DIRECTION — In the listing below, find every line containing "that" and copy it out.
>>
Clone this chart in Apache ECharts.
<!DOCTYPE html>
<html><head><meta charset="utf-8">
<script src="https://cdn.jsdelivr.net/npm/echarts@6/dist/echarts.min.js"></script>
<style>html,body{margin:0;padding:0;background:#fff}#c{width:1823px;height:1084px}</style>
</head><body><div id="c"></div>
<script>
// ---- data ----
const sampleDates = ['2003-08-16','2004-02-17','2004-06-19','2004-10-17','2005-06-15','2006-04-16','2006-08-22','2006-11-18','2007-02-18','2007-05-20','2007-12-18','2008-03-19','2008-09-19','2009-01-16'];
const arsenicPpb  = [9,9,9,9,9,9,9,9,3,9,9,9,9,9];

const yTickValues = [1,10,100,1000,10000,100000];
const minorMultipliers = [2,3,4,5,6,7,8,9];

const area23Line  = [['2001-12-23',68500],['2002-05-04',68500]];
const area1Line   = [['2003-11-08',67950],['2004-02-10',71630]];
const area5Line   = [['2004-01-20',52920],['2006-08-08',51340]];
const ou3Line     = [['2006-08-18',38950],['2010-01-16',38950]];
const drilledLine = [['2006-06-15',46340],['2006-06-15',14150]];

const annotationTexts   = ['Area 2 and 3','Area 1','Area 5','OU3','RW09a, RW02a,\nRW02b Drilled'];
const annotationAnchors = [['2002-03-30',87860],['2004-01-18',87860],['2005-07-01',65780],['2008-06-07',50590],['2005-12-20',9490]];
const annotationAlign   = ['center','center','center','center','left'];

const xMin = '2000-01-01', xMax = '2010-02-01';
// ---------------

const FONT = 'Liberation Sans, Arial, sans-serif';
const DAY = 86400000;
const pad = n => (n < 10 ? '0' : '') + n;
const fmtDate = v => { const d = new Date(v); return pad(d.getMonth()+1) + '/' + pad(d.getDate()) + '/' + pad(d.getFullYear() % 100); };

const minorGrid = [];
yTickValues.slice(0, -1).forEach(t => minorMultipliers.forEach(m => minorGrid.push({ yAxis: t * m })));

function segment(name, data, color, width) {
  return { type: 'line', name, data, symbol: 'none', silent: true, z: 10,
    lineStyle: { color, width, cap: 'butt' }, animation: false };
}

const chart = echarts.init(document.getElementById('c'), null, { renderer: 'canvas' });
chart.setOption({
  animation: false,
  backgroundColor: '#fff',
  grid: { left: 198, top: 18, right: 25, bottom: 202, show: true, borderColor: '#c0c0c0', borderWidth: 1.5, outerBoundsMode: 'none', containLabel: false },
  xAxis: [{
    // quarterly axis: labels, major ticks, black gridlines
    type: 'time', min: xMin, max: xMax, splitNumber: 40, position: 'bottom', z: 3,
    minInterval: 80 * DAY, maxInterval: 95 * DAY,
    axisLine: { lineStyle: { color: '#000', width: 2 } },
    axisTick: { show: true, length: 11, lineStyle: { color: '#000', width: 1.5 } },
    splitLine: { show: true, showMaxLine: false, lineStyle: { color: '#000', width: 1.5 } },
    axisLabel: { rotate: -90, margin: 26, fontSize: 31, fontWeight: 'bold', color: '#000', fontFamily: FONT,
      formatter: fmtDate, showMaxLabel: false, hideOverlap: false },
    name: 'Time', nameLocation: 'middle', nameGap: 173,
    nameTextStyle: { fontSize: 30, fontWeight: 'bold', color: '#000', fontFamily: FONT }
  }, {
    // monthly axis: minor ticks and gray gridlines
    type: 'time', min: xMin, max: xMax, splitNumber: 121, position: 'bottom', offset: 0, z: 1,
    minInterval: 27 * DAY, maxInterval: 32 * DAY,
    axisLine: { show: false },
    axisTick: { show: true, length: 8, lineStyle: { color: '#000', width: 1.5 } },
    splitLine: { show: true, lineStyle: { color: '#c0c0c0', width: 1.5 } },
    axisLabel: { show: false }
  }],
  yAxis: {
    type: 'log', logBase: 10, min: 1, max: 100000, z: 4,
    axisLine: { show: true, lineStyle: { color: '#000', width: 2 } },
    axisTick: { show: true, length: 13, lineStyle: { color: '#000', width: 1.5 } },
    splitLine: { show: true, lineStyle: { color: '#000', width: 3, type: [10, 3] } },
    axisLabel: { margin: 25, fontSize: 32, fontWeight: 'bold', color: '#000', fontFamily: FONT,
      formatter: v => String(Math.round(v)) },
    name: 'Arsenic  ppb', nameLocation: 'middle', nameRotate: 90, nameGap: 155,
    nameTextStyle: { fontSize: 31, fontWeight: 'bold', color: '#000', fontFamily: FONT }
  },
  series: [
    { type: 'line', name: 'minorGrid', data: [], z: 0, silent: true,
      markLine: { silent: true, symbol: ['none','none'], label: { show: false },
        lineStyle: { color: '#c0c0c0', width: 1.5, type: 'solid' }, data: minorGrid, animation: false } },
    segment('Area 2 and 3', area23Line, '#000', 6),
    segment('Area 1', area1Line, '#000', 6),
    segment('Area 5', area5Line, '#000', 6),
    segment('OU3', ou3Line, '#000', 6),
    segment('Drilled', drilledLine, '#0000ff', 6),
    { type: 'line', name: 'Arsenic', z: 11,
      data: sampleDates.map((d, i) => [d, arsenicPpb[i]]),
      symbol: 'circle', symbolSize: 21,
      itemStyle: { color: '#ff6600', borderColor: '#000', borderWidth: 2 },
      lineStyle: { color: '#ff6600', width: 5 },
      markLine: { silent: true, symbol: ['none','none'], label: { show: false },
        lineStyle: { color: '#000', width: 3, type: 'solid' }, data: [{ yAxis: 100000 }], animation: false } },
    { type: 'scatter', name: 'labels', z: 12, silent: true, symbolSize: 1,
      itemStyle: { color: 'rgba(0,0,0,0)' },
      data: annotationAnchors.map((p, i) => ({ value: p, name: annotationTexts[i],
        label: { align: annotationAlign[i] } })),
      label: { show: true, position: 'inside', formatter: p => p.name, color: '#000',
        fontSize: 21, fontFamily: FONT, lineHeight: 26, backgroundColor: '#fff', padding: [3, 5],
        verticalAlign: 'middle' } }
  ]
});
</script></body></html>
<<
>>
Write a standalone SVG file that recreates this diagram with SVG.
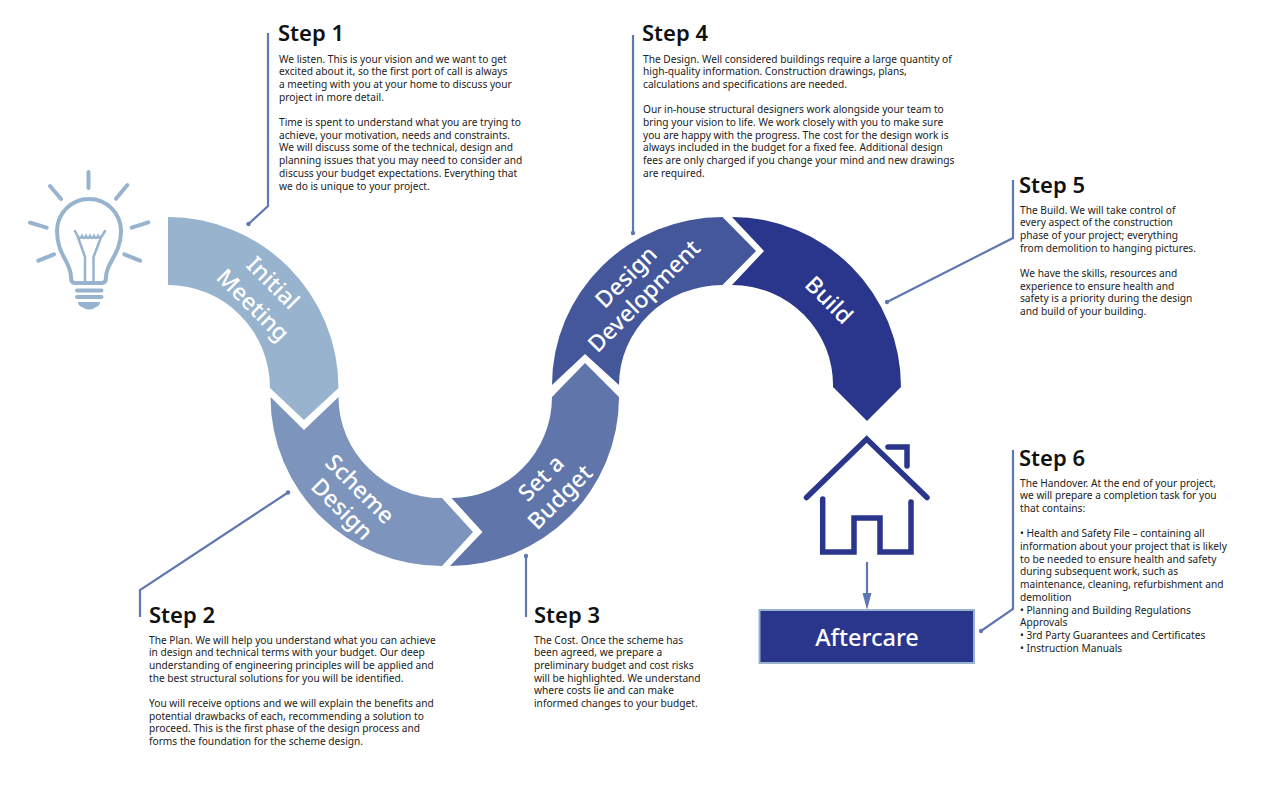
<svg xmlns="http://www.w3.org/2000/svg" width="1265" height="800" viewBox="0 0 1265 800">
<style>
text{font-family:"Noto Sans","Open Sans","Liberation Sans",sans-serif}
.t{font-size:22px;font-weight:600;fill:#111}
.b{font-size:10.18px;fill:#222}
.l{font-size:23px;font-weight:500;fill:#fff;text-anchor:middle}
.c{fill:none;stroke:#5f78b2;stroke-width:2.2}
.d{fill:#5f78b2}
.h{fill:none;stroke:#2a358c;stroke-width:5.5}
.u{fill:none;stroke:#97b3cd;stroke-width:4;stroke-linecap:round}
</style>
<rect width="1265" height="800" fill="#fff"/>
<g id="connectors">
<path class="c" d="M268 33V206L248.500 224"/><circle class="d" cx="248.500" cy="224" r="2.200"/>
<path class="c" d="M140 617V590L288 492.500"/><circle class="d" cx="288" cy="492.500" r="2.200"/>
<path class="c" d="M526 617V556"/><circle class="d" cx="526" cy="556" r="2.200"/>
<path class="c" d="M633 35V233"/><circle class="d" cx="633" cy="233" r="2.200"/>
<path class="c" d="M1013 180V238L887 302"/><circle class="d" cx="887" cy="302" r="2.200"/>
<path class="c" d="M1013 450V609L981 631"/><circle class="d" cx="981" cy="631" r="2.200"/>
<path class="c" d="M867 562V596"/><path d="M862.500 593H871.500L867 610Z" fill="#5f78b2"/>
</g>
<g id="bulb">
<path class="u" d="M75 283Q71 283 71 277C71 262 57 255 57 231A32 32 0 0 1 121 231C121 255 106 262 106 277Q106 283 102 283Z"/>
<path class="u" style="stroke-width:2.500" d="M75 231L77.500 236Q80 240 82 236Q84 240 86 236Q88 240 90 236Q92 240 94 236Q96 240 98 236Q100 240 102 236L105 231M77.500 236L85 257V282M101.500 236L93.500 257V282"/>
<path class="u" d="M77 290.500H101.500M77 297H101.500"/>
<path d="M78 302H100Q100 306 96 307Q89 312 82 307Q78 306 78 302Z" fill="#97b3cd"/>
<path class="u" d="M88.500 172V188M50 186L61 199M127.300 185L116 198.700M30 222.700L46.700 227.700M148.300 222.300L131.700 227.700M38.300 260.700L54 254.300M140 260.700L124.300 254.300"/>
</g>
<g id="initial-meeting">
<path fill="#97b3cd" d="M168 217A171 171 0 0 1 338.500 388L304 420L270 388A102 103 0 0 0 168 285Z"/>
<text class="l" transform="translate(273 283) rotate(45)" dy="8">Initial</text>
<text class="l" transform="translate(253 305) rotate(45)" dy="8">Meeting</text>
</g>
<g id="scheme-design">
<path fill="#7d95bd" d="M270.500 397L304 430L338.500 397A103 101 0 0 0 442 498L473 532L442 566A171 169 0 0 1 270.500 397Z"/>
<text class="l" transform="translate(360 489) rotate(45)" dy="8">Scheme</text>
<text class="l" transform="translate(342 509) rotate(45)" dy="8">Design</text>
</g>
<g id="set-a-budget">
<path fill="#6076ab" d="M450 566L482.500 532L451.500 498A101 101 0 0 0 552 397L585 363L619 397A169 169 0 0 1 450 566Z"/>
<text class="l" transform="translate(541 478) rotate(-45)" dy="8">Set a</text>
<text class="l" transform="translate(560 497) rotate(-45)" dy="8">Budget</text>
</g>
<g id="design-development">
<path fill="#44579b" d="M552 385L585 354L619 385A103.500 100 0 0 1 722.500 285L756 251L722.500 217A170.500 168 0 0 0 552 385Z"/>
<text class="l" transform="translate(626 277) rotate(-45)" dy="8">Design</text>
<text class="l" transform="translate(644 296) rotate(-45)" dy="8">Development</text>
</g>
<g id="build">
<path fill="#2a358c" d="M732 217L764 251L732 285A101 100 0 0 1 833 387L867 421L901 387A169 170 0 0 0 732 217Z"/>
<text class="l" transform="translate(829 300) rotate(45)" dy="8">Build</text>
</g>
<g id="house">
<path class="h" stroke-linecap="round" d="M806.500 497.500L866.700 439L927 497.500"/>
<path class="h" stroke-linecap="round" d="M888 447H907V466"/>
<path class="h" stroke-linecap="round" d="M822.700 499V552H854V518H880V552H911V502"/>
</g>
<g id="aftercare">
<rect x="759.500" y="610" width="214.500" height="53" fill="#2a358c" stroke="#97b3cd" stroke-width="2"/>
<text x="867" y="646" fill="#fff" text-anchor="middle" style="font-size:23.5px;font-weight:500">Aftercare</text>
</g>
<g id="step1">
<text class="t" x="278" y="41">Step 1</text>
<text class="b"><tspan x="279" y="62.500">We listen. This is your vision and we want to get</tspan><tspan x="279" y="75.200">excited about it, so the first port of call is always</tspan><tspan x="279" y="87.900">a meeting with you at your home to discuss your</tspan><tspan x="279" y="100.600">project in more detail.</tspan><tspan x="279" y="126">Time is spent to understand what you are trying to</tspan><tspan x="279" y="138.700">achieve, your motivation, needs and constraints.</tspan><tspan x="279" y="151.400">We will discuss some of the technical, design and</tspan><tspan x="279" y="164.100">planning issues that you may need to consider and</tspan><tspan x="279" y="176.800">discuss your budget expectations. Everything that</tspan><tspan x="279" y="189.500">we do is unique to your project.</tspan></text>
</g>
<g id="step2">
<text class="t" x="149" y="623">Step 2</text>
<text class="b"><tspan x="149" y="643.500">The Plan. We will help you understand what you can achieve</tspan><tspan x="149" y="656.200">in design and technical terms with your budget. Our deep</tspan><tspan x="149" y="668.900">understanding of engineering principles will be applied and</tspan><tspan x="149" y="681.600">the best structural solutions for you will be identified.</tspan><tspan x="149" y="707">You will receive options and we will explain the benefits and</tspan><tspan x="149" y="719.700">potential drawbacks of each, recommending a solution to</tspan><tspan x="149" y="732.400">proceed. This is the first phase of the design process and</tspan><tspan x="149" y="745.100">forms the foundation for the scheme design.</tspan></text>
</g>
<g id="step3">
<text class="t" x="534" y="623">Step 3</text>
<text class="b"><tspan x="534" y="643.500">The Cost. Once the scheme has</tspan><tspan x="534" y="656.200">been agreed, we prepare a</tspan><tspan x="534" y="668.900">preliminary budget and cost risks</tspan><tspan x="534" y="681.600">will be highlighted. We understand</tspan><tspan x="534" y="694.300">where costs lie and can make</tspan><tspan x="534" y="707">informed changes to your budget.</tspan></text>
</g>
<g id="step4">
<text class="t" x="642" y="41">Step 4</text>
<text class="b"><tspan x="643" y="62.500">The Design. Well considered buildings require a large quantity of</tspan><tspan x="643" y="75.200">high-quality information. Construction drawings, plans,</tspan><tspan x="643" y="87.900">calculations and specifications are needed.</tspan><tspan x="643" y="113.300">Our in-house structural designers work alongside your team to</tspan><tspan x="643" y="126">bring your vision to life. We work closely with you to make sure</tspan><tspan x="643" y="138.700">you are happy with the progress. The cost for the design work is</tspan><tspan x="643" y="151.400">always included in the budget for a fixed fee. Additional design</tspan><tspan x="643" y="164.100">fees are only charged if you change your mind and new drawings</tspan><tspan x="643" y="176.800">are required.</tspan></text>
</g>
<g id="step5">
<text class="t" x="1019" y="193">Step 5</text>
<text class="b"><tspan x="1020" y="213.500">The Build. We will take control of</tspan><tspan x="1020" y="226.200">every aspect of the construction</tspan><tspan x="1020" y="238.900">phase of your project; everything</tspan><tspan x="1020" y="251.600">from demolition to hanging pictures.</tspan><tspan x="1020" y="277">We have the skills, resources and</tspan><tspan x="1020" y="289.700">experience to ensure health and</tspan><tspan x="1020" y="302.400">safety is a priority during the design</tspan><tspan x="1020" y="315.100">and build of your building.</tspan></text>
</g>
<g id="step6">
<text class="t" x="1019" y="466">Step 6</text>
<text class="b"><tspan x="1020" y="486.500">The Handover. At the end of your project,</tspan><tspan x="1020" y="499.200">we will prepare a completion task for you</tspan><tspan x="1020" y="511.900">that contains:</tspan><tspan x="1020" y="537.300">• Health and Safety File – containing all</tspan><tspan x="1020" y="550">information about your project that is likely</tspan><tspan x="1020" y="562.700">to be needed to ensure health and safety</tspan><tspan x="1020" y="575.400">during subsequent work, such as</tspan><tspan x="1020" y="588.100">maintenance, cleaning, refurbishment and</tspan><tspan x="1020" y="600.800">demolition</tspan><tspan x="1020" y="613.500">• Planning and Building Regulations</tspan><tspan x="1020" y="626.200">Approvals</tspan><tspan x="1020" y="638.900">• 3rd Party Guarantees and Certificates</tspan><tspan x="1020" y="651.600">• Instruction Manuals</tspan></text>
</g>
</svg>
<<
>>
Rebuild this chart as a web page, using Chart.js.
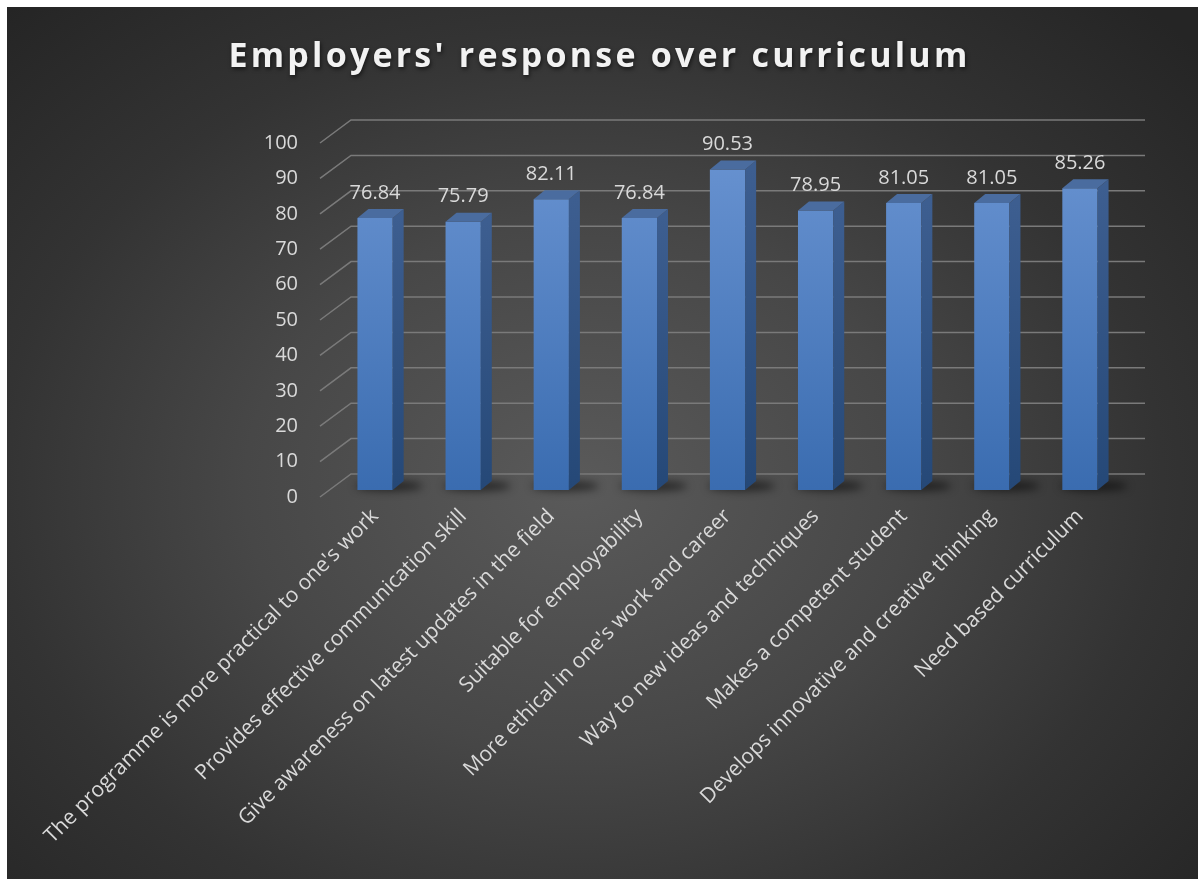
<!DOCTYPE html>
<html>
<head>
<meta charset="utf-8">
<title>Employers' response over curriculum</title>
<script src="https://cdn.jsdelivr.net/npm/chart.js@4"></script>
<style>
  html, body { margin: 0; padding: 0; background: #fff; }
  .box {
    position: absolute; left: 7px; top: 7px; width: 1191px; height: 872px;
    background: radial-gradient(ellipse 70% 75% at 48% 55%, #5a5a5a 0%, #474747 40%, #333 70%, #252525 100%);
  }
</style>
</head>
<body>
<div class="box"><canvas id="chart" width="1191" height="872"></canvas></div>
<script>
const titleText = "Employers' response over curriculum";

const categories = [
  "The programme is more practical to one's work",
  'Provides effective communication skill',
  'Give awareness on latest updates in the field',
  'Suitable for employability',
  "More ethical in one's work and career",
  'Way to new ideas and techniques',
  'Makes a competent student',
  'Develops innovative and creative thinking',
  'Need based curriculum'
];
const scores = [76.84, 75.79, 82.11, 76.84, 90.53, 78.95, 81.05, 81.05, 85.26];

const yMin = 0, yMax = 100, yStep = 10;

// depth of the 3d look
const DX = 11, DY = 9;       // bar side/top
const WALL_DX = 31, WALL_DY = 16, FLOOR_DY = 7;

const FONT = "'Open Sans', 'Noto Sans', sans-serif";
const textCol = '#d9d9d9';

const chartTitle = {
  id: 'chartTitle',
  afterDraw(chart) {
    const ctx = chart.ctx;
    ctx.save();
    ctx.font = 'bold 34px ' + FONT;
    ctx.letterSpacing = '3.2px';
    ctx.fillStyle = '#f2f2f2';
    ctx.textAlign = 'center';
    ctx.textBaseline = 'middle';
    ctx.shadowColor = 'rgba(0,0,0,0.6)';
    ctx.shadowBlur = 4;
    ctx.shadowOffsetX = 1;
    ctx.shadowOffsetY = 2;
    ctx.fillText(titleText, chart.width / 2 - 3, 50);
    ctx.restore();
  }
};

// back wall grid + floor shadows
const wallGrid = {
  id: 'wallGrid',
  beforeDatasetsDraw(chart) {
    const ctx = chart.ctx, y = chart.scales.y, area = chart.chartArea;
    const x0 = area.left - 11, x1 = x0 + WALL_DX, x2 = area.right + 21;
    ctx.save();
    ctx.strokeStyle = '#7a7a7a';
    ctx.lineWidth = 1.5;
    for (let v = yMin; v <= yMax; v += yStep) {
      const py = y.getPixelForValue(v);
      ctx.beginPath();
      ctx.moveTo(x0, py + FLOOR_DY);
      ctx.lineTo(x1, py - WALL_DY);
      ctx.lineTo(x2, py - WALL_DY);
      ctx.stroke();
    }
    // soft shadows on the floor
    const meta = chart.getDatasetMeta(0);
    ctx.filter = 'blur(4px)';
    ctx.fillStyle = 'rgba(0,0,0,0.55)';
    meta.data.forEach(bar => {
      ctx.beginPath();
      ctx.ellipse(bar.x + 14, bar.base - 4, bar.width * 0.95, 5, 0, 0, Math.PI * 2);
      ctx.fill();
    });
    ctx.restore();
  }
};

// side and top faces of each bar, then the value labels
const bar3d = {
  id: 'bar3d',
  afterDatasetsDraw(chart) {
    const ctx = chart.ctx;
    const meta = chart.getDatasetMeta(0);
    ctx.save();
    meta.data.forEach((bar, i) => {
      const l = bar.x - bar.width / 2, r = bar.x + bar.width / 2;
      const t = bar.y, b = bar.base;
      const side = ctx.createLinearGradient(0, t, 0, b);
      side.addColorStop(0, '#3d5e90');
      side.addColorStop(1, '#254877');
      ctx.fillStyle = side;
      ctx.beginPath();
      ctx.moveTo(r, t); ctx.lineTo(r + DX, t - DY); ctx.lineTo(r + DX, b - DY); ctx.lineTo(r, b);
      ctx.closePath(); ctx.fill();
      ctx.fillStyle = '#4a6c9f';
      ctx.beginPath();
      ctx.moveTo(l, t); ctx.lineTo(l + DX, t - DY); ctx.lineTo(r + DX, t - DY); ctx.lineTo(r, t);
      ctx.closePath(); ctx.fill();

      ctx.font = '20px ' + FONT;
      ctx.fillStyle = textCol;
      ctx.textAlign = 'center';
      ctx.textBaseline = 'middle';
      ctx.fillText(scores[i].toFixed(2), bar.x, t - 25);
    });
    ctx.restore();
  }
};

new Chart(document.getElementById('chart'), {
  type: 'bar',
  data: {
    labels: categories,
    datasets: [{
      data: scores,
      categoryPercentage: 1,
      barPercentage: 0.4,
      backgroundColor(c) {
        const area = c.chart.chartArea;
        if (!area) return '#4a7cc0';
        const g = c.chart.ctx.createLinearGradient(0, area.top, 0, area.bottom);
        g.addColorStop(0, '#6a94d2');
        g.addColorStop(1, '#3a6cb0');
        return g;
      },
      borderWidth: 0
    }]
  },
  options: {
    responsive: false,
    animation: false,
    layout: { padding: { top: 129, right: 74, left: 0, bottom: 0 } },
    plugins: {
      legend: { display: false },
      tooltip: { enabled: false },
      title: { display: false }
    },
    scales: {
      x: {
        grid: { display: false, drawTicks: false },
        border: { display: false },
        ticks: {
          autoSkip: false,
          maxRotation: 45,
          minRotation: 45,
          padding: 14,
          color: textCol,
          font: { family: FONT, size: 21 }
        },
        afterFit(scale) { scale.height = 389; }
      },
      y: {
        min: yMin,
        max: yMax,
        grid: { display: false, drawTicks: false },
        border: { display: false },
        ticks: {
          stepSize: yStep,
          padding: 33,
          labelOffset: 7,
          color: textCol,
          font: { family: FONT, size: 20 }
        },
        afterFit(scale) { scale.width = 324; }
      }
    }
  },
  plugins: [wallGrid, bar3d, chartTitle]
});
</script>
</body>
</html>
<<
SOLUTION FOR THIS PROBLEM —
Write a standalone SVG file that recreates this diagram with SVG.
<text class="b"><tspan x="279" y="62.500">We listen. This is your vision and we want to get</tspan><tspan x="279" y="75.200">excited about it, so the first port of call is always</tspan><tspan x="279" y="87.900">a meeting with you at your home to discuss your</tspan><tspan x="279" y="100.600">project in more detail.</tspan><tspan x="279" y="126">Time is spent to understand what you are trying to</tspan><tspan x="279" y="138.700">achieve, your motivation, needs and constraints.</tspan><tspan x="279" y="151.400">We will discuss some of the technical, design and</tspan><tspan x="279" y="164.100">planning issues that you may need to consider and</tspan><tspan x="279" y="176.800">discuss your budget expectations. Everything that</tspan><tspan x="279" y="189.500">we do is unique to your project.</tspan></text>
<text class="b"><tspan x="1020" y="486.500">The Handover. At the end of your project,</tspan><tspan x="1020" y="499.200">we will prepare a completion task for you</tspan><tspan x="1020" y="511.900">that contains:</tspan><tspan x="1020" y="537.300">• Health and Safety File – containing all</tspan><tspan x="1020" y="550">information about your project that is likely</tspan><tspan x="1020" y="562.700">to be needed to ensure health and safety</tspan><tspan x="1020" y="575.400">during subsequent work, such as</tspan><tspan x="1020" y="588.100">maintenance, cleaning, refurbishment and</tspan><tspan x="1020" y="600.800">demolition</tspan><tspan x="1020" y="613.500">• Planning and Building Regulations</tspan><tspan x="1020" y="626.200">Approvals</tspan><tspan x="1020" y="638.900">• 3rd Party Guarantees and Certificates</tspan><tspan x="1020" y="651.600">• Instruction Manuals</tspan></text>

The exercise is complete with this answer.